▸ Provided material
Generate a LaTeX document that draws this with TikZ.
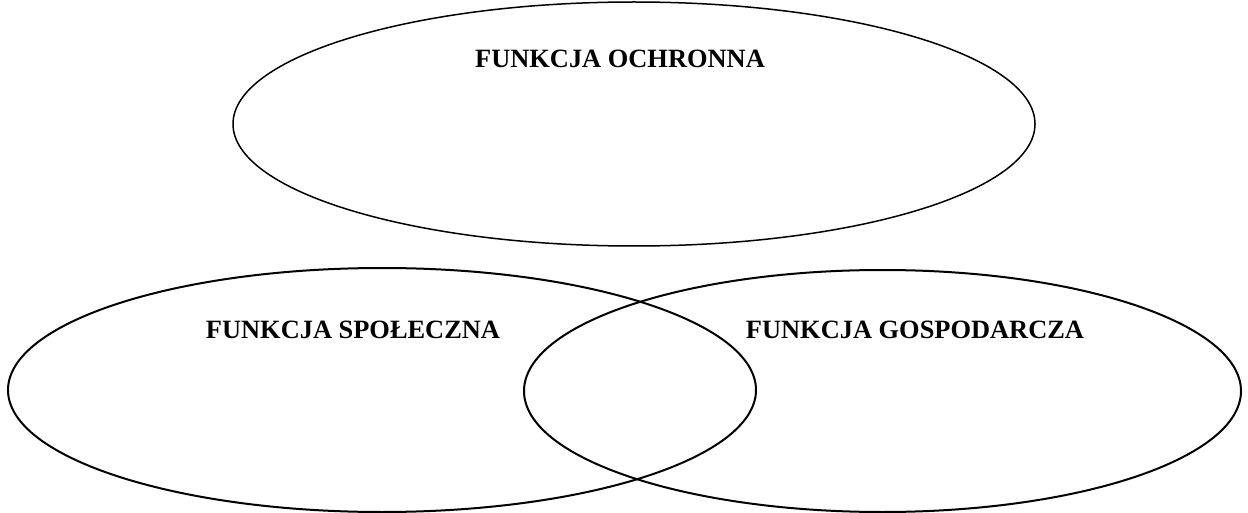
\documentclass[tikz,border=0pt]{standalone}
\usepackage{fontspec}
\setmainfont{Liberation Serif}
\usetikzlibrary{shapes.geometric}

\tikzset{
    ring/.style={draw, ellipse, inner sep=0pt, line width=#1},
    funtext/.style={font=\fontsize{26.4}{30}\selectfont\bfseries, inner sep=0pt}
}

\begin{document}
\begin{tikzpicture}[x=1pt,y=-1pt]
    \pgfmathsetmacro {\lx}{1248}  %Width of picture
    \pgfmathsetmacro {\ly}{513}   %Height of picture
    \useasboundingbox (0,0) rectangle (\lx,\ly);

    % Top ellipse
    \node[ring=1.5pt, minimum width=802pt, minimum height=244pt] (ochr) at (634,124) {};
    % Bottom ellipses
    \node[ring=2pt, minimum width=748pt, minimum height=244pt] (spol) at (382,390) {};
    \node[ring=2pt, minimum width=717pt, minimum height=242pt] (gosp) at (882.5,391) {};

    % Names of the functions
    \node[funtext] (ochrtxt) at (620,59) {FUNKCJA OCHRONNA};
    \node[funtext] (spoltxt) at (353,330) {FUNKCJA SPOŁECZNA};
    \node[funtext] (gosptxt) at (915,330) {FUNKCJA GOSPODARCZA};
\end{tikzpicture}
\end{document}
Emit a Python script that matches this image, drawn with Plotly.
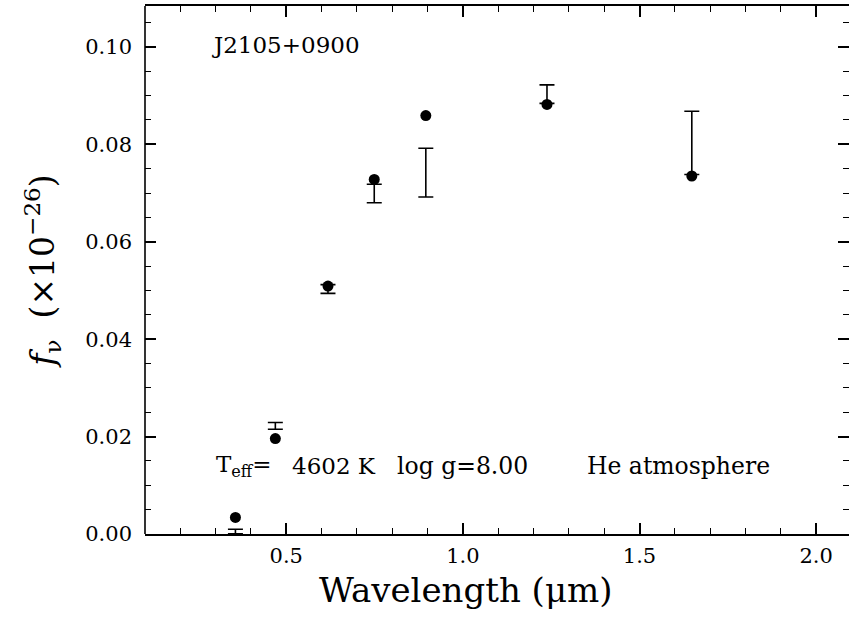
import plotly.graph_objects as go

# Wavelengths of photometric bands (micron)
wavelength = [0.356, 0.469, 0.618, 0.749, 0.895, 1.238, 1.648]
# Model fluxes (filled circles), in 1e-26 units
model_flux = [0.0034, 0.0196, 0.0509, 0.0728, 0.0859, 0.0882, 0.0735]
# Observed fluxes (error bars) and their 1-sigma errors
obs_flux = [0.0005, 0.0222, 0.0503, 0.0699, 0.0742, 0.0903, 0.0803]
obs_err = [0.00048, 0.0007, 0.0009, 0.0019, 0.0050, 0.0019, 0.0065]

x_ticks = [0.5, 1.0, 1.5, 2.0]
x_ticklabels = ["0.5", "1.0", "1.5", "2.0"]
y_ticks = [0.00, 0.02, 0.04, 0.06, 0.08, 0.10]
y_ticklabels = ["0.00", "0.02", "0.04", "0.06", "0.08", "0.10"]

FONT = "DejaVu Serif"

fig = go.Figure()

fig.add_trace(go.Scatter(
    x=wavelength, y=obs_flux, mode="markers",
    marker=dict(size=1, color="rgba(0,0,0,0)"),
    error_y=dict(type="data", array=obs_err, visible=True,
                 color="black", thickness=1.6, width=7.5),
    showlegend=False, hoverinfo="skip",
))

fig.add_trace(go.Scatter(
    x=wavelength, y=model_flux, mode="markers",
    marker=dict(size=11, color="black", line=dict(width=0)),
    showlegend=False,
))

fig.update_layout(
    width=849, height=619,
    margin=dict(l=145, r=0, t=6, b=85),
    plot_bgcolor="white", paper_bgcolor="white",
    font=dict(family=FONT, color="black", size=21),
    xaxis=dict(
        range=[0.1, 2.093],
        tickmode="array", tickvals=x_ticks, ticktext=x_ticklabels,
        ticks="inside", ticklen=11, tickwidth=1.5, tickcolor="black",
        minor=dict(dtick=0.1, tick0=0, ticks="inside", ticklen=6,
                   tickwidth=1.3, tickcolor="black"),
        showline=True, linecolor="black", linewidth=1.6, mirror="allticks",
        showgrid=False, zeroline=False,
        tickfont=dict(family=FONT, size=21),
        ticklabelstandoff=2,
    ),
    yaxis=dict(
        range=[0, 0.1084],
        tickmode="array", tickvals=y_ticks, ticktext=y_ticklabels,
        ticks="inside", ticklen=11, tickwidth=1.5, tickcolor="black",
        minor=dict(dtick=0.005, tick0=0, ticks="inside", ticklen=6,
                   tickwidth=1.3, tickcolor="black"),
        showline=False, mirror="allticks",
        showgrid=False, zeroline=False,
        tickfont=dict(family=FONT, size=21),
        ticklabelstandoff=12,
        title=dict(text="<i>f</i><sub>ν</sub>  (×10<sup>−26</sup>)",
                   font=dict(family=FONT, size=33), standoff=20),
    ),
)

# left frame edge (right edge lies just outside the picture in the reference)
fig.add_shape(type="line", xref="paper", yref="paper", x0=0, x1=0, y0=0, y1=1,
              line=dict(color="black", width=1.6))

# x-axis title
fig.add_annotation(x=1.0075, y=-0.106, xref="x", yref="paper",
                   text="Wavelength (μm)", showarrow=False,
                   xanchor="center", yanchor="middle",
                   font=dict(family=FONT, size=34, color="black"))

annots = [
    dict(text="J2105+0900", x=0.283, y=0.1004, size=23),
    dict(text="T<sub>eff</sub>=", x=0.294, y=0.0140, size=23),
    dict(text="4602 K", x=0.5095, y=0.0140, size=23),
    dict(text="log g=8.00", x=0.807, y=0.0140, size=23.5),
    dict(text="He atmosphere", x=1.347, y=0.0140, size=23.5),
]
for a in annots:
    fig.add_annotation(x=a["x"], y=a["y"], xref="x", yref="y", text=a["text"],
                       showarrow=False, xanchor="left", yanchor="middle",
                       font=dict(family=FONT, size=a["size"], color="black"))

fig.write_html("out.html")
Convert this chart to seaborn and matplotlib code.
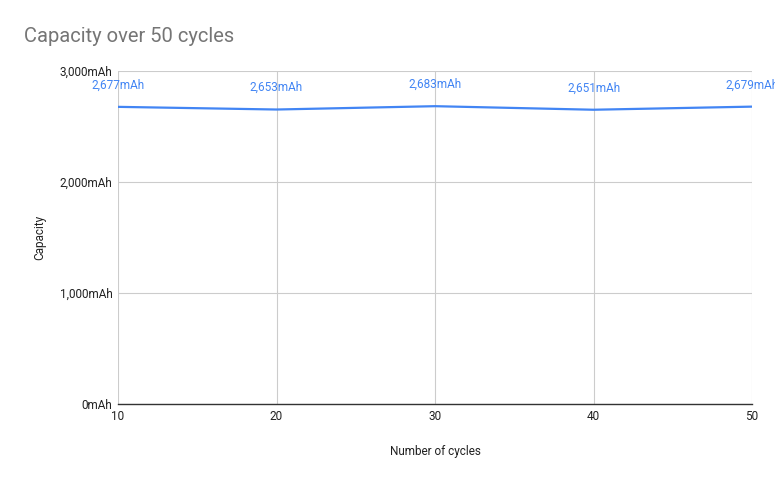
import matplotlib
matplotlib.use('Agg')
import matplotlib.pyplot as plt
import seaborn as sns
import pandas as pd
from matplotlib.ticker import FuncFormatter

cycles = [10, 20, 30, 40, 50]
capacity = [2677, 2653, 2683, 2651, 2679]
y_ticks = [0, 1000, 2000, 3000]

df = pd.DataFrame({'cycles': cycles, 'capacity': capacity})

sns.set_theme(style='white')
plt.rcParams['font.family'] = ['Roboto', 'DejaVu Sans']

blue = '#4285f4'
grid = '#cccccc'

fig = plt.figure(figsize=(7.75, 4.8), dpi=100)
ax = fig.add_axes([118 / 775, 76 / 480, (752 - 118) / 775, (404 - 71) / 480])

sns.lineplot(data=df, x='cycles', y='capacity', color=blue, linewidth=1.6, ax=ax)

# value labels above each point; the last one runs off the edge as in the original
for x, y in zip(cycles, capacity):
    ax.annotate('{:,}mAh'.format(y), (x, y), xytext=(0, 11), textcoords='offset points',
                ha='center', va='bottom', color=blue, fontsize=8.5, annotation_clip=False)

ax.set_xlim(10, 50)
ax.set_ylim(0, 3000)
ax.set_xticks(cycles)
ax.set_yticks(y_ticks)
ax.yaxis.set_major_formatter(FuncFormatter(lambda v, p: '{:,}mAh'.format(int(v))))

ax.grid(True, color=grid, linewidth=0.8)
ax.set_axisbelow(True)
for s in ['top', 'right', 'left']:
    ax.spines[s].set_visible(False)
ax.spines['bottom'].set_color('#333333')
ax.spines['bottom'].set_linewidth(1)

ax.tick_params(axis='both', length=0, labelsize=8.5, colors='#222222', pad=4)
ax.set_xlabel('Number of cycles', fontsize=8.5, color='#222222', labelpad=16)
ax.set_ylabel('Capacity', fontsize=8.5, color='#222222', labelpad=10)

fig.text(24 / 775, 1 - 36 / 480, 'Capacity over 50 cycles', fontsize=14.5,
         color='#757575', va='center', ha='left')

fig.savefig('out.png', dpi=100, facecolor='white')
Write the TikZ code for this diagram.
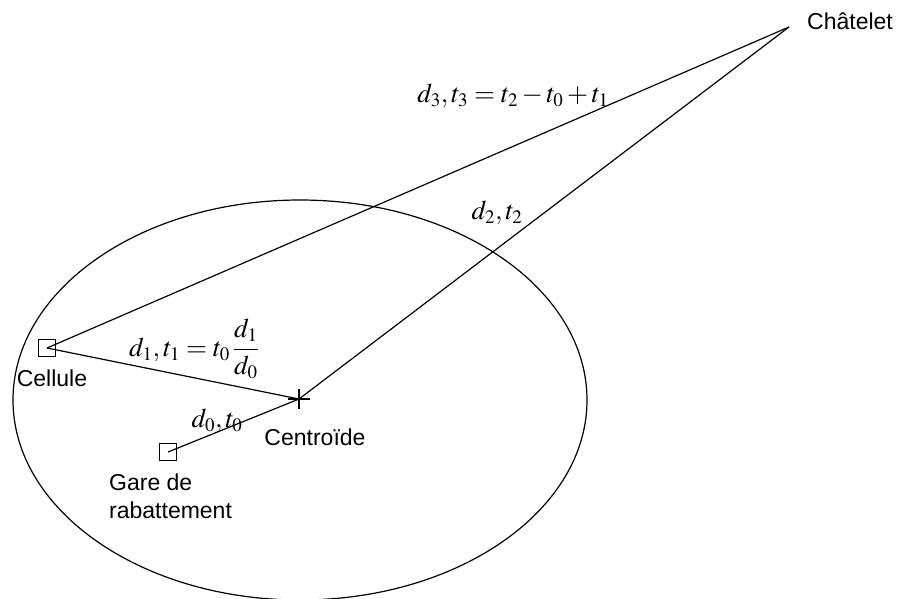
\documentclass[tikz,border=0pt]{standalone}
\usepackage{amsmath}
\usepackage{mathptmx}
\usepackage[no-math]{fontspec}
\newfontfamily\helv{Liberation Sans}
\DeclareMathSizes{27}{27}{19}{15}
\usetikzlibrary{positioning}

\begin{document}
\begin{tikzpicture}[
  x=1pt, y=-1pt,
  lbl/.style={font=\helv\fontsize{23}{28}\selectfont, inner sep=0pt},
  eq/.style={font=\fontsize{27}{31}\selectfont, inner sep=0pt},
  sq/.style={draw, line width=1.2pt, minimum size=17pt, inner sep=0pt},
  ln/.style={line width=1.2pt}
]
\useasboundingbox (0,0) rectangle (897,598);
\draw[ln] (300,400) ellipse [x radius=287, y radius=200];

\node[sq] (cellule) at (47,348) {};
\node[sq] (gare) at (168,452) {};
\coordinate (centroide) at (299,399);
\coordinate (chatelet) at (789,27);

\draw[ln] (cellule.center) -- (chatelet);
\draw[ln] (cellule.center) -- (centroide);
\draw[ln] (gare.center) -- (centroide);
\draw[ln] (centroide) -- (chatelet);
\draw[ln] (centroide) +(-11,0) -- +(11,0) (centroide) +(0,-10) -- +(0,10);

\node[lbl, anchor=west] (chatelet-lbl) at (807,21) {Châtelet};
\node[lbl] (cellule-lbl) at (52,378) {Cellule};
\node[lbl] (centroide-lbl) at (315,437) {Centroïde};
\node[lbl, align=left, anchor=north west] (gare-lbl) at (109,474) {Gare de\\rabattement};

\node[eq] (eq3) at (513,96) {$d_3, t_3 = t_2 - t_0 + t_1$};
\node[eq] (eq2) at (497,213) {$d_2, t_2$};
\node[eq] (eq1) at (194,349) {$d_1, t_1 = t_0\,\dfrac{d_1}{d_0}$};
\node[eq] (eq0) at (217,421) {$d_0, t_0$};
\end{tikzpicture}
\end{document}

▸ Exercise aim
Repeat exactly the stretch of lines that opens with the line containing "Convert this chart" and closes with the line containing "from matplotlib.ticker import FuncFormatter". Leave the pictures out, and add nothing.

▸ Problem solution
Convert this chart to seaborn and matplotlib code.
import matplotlib
matplotlib.use('Agg')
import matplotlib.pyplot as plt
import seaborn as sns
import pandas as pd
from matplotlib.ticker import FuncFormatter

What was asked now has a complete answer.